The word chleb is incorrectly grouped with words starting with the letter c.

Substring matching:

SELECT WORD FROM TESTDATA WHERE WORD LIKE 'c%'

WORD 
----------

cena 
chleb 
c◌̌as

In the results of the LIKE command, notice:

The word c◌̌as is selected, even though it does not start with c. It starts with the character č .
The word chleb is selected, even though the digraph ch does not linguistically match the letter c.

¹ In Czech, the digraph ch is sorted separately from the letter c and is ordered between the letters h and i.

² In Unicode, the accented character Č can be entered as a single Unicode code point, U+010C (Latin capital letter C with caron) or as two code points, U+0043 U+030C (Latin capital letter C, combining caron). The two representations appear the same on a computer screen or a printout, but they have different internal representations. For the purposes of the examples, however, the characters will be drawn differently; U+010C will be drawn as Č and U+0043 U+030C will be drawn as C◌̌ . To demonstrate combining accents, both forms are included in the word list.

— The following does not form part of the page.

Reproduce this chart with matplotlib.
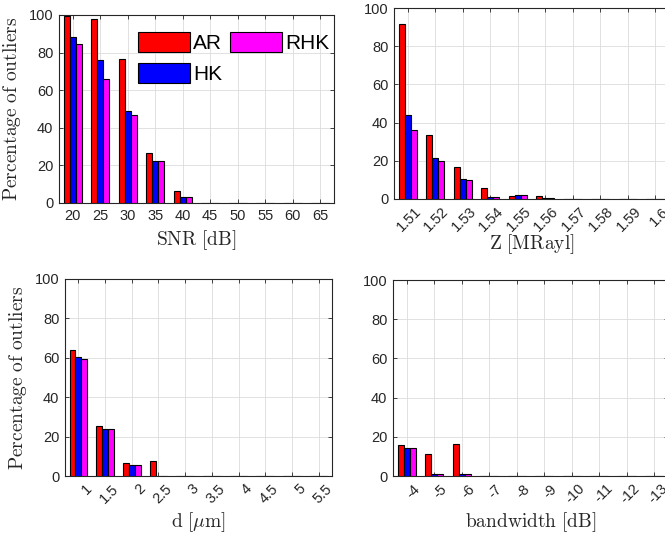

³ In Unicode, the accented character č can be entered as a single Unicode code point, U+010D (Latin small letter c with caron) or as two code points, U+0063 U+030C (Latin small letter c, combining caron). The two representations appear the same on a computer screen or a printout, but they have different internal representations. For the purposes of the examples, however, the characters will be drawn differently; U+010D will be drawn as č and U+0063 U+030C will be drawn as c◌̌ . To demonstrate combining accents, both forms are included in the word list.